— Start Recorded data —
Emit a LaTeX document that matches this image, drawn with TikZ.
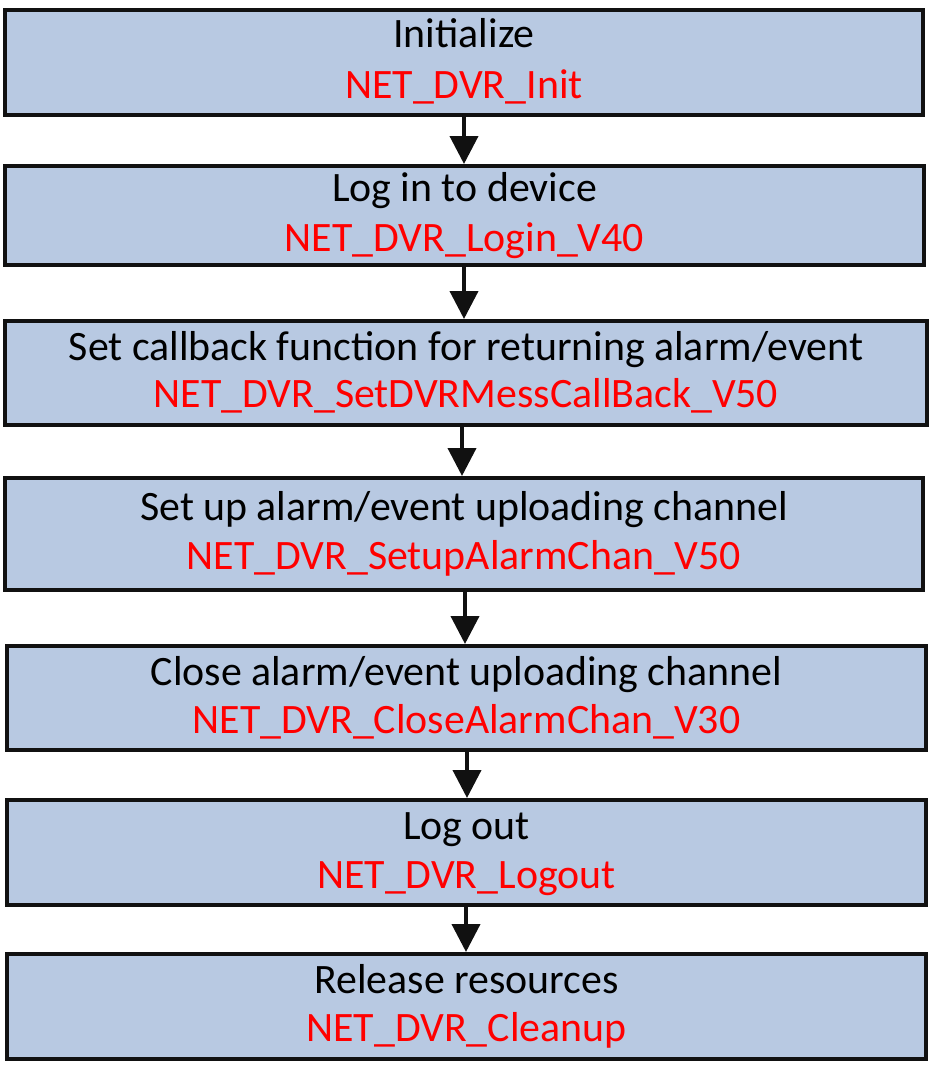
\documentclass[tikz,border=0pt]{standalone}
\usepackage{fontspec}
\setmainfont{Carlito}
\usetikzlibrary{arrows.meta}
\definecolor{boxfill}{RGB}{184,201,226}
\definecolor{boxline}{RGB}{17,17,17}
\definecolor{apired}{RGB}{255,0,0}
\tikzset{
  stepbox/.style={draw=boxline, fill=boxfill, line width=3pt, rectangle, inner sep=0pt},
  title/.style={anchor=base, inner sep=0pt, text=black, font=\fontsize{31.4pt}{36pt}\selectfont},
  api/.style={anchor=base, inner sep=0pt, text=apired, font=\fontsize{31.4pt}{36pt}\selectfont},
  flow/.style={draw=boxline, line width=3pt, -{Triangle[width=21pt,length=21pt]}}
}
\begin{document}
\begin{tikzpicture}[x=0.75pt,y=-0.75pt]
\useasboundingbox (0,0) rectangle (931,1078);
% boxes
\node[stepbox, minimum width=918*0.75pt, minimum height=105*0.75pt] (b1) at (464,62.5) {};
\node[stepbox, minimum width=919*0.75pt, minimum height=99*0.75pt] (b2) at (464.5,215.5) {};
\node[stepbox, minimum width=922*0.75pt, minimum height=104*0.75pt] (b3) at (466,373) {};
\node[stepbox, minimum width=918*0.75pt, minimum height=112*0.75pt] (b4) at (464,534) {};
\node[stepbox, minimum width=919*0.75pt, minimum height=104*0.75pt] (b5) at (466.5,698) {};
\node[stepbox, minimum width=919*0.75pt, minimum height=105*0.75pt] (b6) at (466.5,852.5) {};
\node[stepbox, minimum width=919*0.75pt, minimum height=105*0.75pt] (b7) at (466.5,1006.5) {};
% texts
\node[title] (t1) at (464,47.5) {Initialize};
\node[api] (a1) at (464,98) {NET\_DVR\_Init};
\node[title] (t2) at (464.5,201) {Log in to device};
\node[api] (a2) at (464.5,251) {NET\_DVR\_Login\_V40};
\node[title] (t3) at (466,360.5) {Set callback function for returning alarm/event};
\node[api] (a3) at (466,407.5) {NET\_DVR\_SetDVRMessCallBack\_V50};
\node[title] (t4) at (464,520) {Set up alarm/event uploading channel};
\node[api] (a4) at (464,569) {NET\_DVR\_SetupAlarmChan\_V50};
\node[title] (t5) at (466.5,685.5) {Close alarm/event uploading channel};
\node[api] (a5) at (466.5,733) {NET\_DVR\_CloseAlarmChan\_V30};
\node[title] (t6) at (466.5,839) {Log out};
\node[api] (a6) at (466.5,888) {NET\_DVR\_Logout};
\node[title] (t7) at (466.5,993) {Release resources};
\node[api] (a7) at (466.5,1041.5) {NET\_DVR\_Cleanup};
% connectors
\coordinate (x12) at (464,0);
\coordinate (x23) at (464,0);
\coordinate (x34) at (462,0);
\coordinate (x45) at (465,0);
\coordinate (x56) at (467,0);
\coordinate (x67) at (466,0);
\draw[flow] (b1.south -| x12) -- (b2.north -| x12);
\draw[flow] (b2.south -| x23) -- (b3.north -| x23);
\draw[flow] (b3.south -| x34) -- (b4.north -| x34);
\draw[flow] (b4.south -| x45) -- (b5.north -| x45);
\draw[flow] (b5.south -| x56) -- (b6.north -| x56);
\draw[flow] (b6.south -| x67) -- (b7.north -| x67);
\end{tikzpicture}
\end{document}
— End Recorded data —
What you need to do: Without the pictures, transcribe the listing above exactly.

Output:
Emit a LaTeX document that matches this image, drawn with TikZ.
\documentclass[tikz,border=0pt]{standalone}
\usepackage{fontspec}
\setmainfont{Carlito}
\usetikzlibrary{arrows.meta}
\definecolor{boxfill}{RGB}{184,201,226}
\definecolor{boxline}{RGB}{17,17,17}
\definecolor{apired}{RGB}{255,0,0}
\tikzset{
  stepbox/.style={draw=boxline, fill=boxfill, line width=3pt, rectangle, inner sep=0pt},
  title/.style={anchor=base, inner sep=0pt, text=black, font=\fontsize{31.4pt}{36pt}\selectfont},
  api/.style={anchor=base, inner sep=0pt, text=apired, font=\fontsize{31.4pt}{36pt}\selectfont},
  flow/.style={draw=boxline, line width=3pt, -{Triangle[width=21pt,length=21pt]}}
}
\begin{document}
\begin{tikzpicture}[x=0.75pt,y=-0.75pt]
\useasboundingbox (0,0) rectangle (931,1078);
% boxes
\node[stepbox, minimum width=918*0.75pt, minimum height=105*0.75pt] (b1) at (464,62.5) {};
\node[stepbox, minimum width=919*0.75pt, minimum height=99*0.75pt] (b2) at (464.5,215.5) {};
\node[stepbox, minimum width=922*0.75pt, minimum height=104*0.75pt] (b3) at (466,373) {};
\node[stepbox, minimum width=918*0.75pt, minimum height=112*0.75pt] (b4) at (464,534) {};
\node[stepbox, minimum width=919*0.75pt, minimum height=104*0.75pt] (b5) at (466.5,698) {};
\node[stepbox, minimum width=919*0.75pt, minimum height=105*0.75pt] (b6) at (466.5,852.5) {};
\node[stepbox, minimum width=919*0.75pt, minimum height=105*0.75pt] (b7) at (466.5,1006.5) {};
% texts
\node[title] (t1) at (464,47.5) {Initialize};
\node[api] (a1) at (464,98) {NET\_DVR\_Init};
\node[title] (t2) at (464.5,201) {Log in to device};
\node[api] (a2) at (464.5,251) {NET\_DVR\_Login\_V40};
\node[title] (t3) at (466,360.5) {Set callback function for returning alarm/event};
\node[api] (a3) at (466,407.5) {NET\_DVR\_SetDVRMessCallBack\_V50};
\node[title] (t4) at (464,520) {Set up alarm/event uploading channel};
\node[api] (a4) at (464,569) {NET\_DVR\_SetupAlarmChan\_V50};
\node[title] (t5) at (466.5,685.5) {Close alarm/event uploading channel};
\node[api] (a5) at (466.5,733) {NET\_DVR\_CloseAlarmChan\_V30};
\node[title] (t6) at (466.5,839) {Log out};
\node[api] (a6) at (466.5,888) {NET\_DVR\_Logout};
\node[title] (t7) at (466.5,993) {Release resources};
\node[api] (a7) at (466.5,1041.5) {NET\_DVR\_Cleanup};
% connectors
\coordinate (x12) at (464,0);
\coordinate (x23) at (464,0);
\coordinate (x34) at (462,0);
\coordinate (x45) at (465,0);
\coordinate (x56) at (467,0);
\coordinate (x67) at (466,0);
\draw[flow] (b1.south -| x12) -- (b2.north -| x12);
\draw[flow] (b2.south -| x23) -- (b3.north -| x23);
\draw[flow] (b3.south -| x34) -- (b4.north -| x34);
\draw[flow] (b4.south -| x45) -- (b5.north -| x45);
\draw[flow] (b5.south -| x56) -- (b6.north -| x56);
\draw[flow] (b6.south -| x67) -- (b7.north -| x67);
\end{tikzpicture}
\end{document}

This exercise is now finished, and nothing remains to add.